● OBJECTIVE: Filter the listing and keep only the lines with the word "chart".
* begin DATASET EXCERPTS *
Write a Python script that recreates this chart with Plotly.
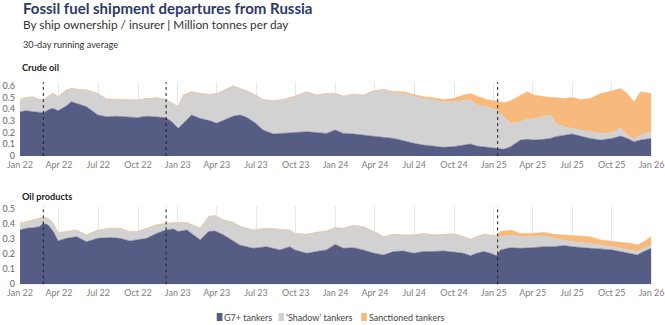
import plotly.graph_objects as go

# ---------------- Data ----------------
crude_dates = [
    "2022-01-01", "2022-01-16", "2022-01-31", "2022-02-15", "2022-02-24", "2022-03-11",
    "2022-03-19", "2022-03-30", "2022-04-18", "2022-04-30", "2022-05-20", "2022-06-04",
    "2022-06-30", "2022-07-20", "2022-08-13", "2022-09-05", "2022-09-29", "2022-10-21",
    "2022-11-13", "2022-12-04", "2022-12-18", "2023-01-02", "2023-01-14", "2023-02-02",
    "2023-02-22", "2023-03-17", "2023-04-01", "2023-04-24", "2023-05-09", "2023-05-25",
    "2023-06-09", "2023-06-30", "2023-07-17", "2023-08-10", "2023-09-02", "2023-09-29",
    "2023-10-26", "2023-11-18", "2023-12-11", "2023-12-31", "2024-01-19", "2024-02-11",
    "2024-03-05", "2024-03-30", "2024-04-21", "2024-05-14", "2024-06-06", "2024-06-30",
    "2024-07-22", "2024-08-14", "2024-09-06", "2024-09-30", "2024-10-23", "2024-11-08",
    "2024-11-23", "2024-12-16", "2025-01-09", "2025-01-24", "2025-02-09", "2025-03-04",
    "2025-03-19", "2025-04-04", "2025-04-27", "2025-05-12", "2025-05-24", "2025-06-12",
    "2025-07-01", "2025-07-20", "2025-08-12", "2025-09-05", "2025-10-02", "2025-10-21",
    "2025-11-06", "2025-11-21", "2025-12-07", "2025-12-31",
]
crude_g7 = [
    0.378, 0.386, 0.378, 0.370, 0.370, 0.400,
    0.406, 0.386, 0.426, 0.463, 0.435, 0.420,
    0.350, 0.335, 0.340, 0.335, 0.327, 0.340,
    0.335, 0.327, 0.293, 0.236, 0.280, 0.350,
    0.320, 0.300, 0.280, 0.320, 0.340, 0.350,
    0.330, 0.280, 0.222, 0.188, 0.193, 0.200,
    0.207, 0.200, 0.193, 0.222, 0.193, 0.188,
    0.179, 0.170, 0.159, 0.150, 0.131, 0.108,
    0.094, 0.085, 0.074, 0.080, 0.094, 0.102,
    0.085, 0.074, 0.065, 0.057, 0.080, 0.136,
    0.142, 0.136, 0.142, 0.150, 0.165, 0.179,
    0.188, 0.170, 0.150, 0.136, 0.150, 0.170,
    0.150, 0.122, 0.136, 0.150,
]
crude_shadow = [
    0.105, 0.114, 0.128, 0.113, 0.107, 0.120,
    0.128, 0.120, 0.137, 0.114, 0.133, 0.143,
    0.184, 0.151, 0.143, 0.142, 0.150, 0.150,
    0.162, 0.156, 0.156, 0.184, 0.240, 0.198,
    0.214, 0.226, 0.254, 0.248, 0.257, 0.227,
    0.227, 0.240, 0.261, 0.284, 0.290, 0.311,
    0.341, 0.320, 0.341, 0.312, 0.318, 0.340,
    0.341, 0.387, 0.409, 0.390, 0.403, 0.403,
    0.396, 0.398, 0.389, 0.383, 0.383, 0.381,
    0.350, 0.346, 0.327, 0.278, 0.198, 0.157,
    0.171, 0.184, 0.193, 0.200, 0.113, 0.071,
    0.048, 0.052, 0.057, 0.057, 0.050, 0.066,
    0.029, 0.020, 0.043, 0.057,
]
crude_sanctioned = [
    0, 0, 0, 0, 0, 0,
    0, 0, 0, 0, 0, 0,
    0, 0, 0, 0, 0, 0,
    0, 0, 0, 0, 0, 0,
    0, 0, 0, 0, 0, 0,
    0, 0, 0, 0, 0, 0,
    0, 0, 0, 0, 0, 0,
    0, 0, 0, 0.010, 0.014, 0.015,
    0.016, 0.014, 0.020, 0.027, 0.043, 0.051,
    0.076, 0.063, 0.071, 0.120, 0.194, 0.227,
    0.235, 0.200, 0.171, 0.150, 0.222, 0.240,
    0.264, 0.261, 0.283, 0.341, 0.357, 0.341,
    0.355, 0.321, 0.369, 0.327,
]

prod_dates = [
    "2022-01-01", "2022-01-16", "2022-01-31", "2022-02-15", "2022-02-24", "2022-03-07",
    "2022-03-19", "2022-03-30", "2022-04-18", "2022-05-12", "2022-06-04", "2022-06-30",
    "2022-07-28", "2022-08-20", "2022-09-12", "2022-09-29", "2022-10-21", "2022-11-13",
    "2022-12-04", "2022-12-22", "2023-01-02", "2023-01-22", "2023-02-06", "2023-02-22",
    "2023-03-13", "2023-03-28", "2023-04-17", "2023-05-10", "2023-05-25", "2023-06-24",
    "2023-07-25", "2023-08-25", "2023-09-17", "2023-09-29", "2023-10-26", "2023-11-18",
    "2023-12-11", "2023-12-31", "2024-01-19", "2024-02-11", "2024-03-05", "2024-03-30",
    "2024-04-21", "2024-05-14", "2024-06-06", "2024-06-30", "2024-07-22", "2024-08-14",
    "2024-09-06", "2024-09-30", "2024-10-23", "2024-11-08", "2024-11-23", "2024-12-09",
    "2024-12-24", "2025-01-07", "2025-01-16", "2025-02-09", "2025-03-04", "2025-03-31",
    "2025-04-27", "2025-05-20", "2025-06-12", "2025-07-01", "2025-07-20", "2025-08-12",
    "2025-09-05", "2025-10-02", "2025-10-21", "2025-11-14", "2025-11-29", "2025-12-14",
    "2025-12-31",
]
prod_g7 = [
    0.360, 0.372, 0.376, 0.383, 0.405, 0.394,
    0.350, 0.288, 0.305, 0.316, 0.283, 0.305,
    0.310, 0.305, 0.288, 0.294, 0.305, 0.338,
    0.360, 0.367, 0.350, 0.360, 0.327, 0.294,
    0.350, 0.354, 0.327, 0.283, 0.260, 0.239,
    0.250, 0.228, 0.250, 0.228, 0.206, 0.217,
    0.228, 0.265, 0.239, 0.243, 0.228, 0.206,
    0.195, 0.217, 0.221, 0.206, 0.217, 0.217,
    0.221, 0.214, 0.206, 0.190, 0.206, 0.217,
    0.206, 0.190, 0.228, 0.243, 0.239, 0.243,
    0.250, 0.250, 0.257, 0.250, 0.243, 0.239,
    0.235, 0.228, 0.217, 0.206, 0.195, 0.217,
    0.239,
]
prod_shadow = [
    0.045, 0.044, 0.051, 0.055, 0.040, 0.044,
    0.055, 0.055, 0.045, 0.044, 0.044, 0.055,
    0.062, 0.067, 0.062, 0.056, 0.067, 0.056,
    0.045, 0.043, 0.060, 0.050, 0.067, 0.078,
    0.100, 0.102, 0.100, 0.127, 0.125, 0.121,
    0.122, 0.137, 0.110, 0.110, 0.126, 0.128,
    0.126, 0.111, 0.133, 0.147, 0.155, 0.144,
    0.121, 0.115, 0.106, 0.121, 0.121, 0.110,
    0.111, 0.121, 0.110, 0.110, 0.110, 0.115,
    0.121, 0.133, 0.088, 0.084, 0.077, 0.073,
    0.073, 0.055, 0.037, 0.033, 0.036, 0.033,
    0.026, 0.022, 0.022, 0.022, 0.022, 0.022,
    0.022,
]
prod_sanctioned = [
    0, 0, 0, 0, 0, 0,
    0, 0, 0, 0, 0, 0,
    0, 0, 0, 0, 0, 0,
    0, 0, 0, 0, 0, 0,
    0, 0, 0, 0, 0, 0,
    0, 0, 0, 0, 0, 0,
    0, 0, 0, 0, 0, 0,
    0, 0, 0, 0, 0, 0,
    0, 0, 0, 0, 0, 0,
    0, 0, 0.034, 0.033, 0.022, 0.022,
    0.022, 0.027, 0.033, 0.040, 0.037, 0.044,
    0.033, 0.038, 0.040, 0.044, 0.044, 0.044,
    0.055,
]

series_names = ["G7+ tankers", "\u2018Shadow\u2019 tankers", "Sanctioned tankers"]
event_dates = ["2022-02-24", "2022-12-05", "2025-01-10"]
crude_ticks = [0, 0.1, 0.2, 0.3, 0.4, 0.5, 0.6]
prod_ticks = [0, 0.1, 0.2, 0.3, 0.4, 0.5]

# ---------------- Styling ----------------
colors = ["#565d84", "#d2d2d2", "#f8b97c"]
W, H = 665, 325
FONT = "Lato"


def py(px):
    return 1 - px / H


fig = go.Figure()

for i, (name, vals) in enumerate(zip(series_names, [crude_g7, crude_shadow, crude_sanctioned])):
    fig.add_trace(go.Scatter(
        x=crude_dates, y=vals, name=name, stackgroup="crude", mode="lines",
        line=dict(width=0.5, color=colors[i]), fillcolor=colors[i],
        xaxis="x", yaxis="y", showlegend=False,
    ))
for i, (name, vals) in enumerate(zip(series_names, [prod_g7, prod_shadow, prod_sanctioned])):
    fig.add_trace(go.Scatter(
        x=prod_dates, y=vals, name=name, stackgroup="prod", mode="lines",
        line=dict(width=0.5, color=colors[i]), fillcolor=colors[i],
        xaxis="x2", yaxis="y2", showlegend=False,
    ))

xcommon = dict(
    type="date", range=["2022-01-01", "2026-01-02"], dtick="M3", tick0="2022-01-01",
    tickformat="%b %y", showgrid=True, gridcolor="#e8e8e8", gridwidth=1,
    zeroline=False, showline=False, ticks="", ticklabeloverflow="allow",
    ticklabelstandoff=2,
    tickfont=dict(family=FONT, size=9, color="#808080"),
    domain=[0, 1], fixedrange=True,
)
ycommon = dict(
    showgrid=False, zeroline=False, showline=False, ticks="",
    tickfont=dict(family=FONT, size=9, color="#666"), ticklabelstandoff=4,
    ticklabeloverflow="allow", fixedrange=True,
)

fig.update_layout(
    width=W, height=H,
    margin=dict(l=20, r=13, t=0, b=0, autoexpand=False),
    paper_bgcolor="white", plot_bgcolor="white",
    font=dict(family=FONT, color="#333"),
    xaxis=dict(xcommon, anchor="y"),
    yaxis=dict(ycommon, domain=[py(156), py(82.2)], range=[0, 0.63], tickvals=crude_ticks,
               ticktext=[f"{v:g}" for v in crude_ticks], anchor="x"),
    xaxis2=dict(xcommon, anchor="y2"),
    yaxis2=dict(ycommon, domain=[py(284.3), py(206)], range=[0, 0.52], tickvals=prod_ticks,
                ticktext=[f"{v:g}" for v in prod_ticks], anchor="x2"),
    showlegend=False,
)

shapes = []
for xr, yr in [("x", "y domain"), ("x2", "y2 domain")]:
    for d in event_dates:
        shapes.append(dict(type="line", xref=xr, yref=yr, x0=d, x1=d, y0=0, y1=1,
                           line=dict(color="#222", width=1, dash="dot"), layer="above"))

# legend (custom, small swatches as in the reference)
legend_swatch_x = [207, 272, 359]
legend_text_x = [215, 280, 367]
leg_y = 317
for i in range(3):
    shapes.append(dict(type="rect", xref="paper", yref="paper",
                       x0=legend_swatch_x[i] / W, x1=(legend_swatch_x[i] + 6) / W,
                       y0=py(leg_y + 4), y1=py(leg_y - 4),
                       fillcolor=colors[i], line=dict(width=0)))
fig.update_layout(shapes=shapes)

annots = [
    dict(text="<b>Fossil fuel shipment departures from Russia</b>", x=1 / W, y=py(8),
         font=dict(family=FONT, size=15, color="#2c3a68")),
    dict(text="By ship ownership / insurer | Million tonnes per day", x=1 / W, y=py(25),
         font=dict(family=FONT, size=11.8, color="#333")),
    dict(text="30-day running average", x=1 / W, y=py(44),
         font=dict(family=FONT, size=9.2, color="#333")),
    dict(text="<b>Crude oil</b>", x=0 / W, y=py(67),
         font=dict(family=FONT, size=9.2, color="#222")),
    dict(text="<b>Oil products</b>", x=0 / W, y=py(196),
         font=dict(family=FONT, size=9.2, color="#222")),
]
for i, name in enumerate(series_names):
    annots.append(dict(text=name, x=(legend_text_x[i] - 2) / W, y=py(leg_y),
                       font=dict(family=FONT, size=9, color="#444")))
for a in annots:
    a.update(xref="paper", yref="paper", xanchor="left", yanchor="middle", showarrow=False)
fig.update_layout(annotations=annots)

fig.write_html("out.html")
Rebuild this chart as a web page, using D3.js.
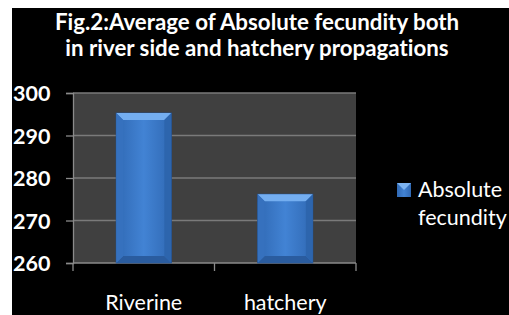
* end DATASET EXCERPTS *
● OUTPUT OF THE EXERCISE:
Write a Python script that recreates this chart with Plotly.
Rebuild this chart as a web page, using D3.js.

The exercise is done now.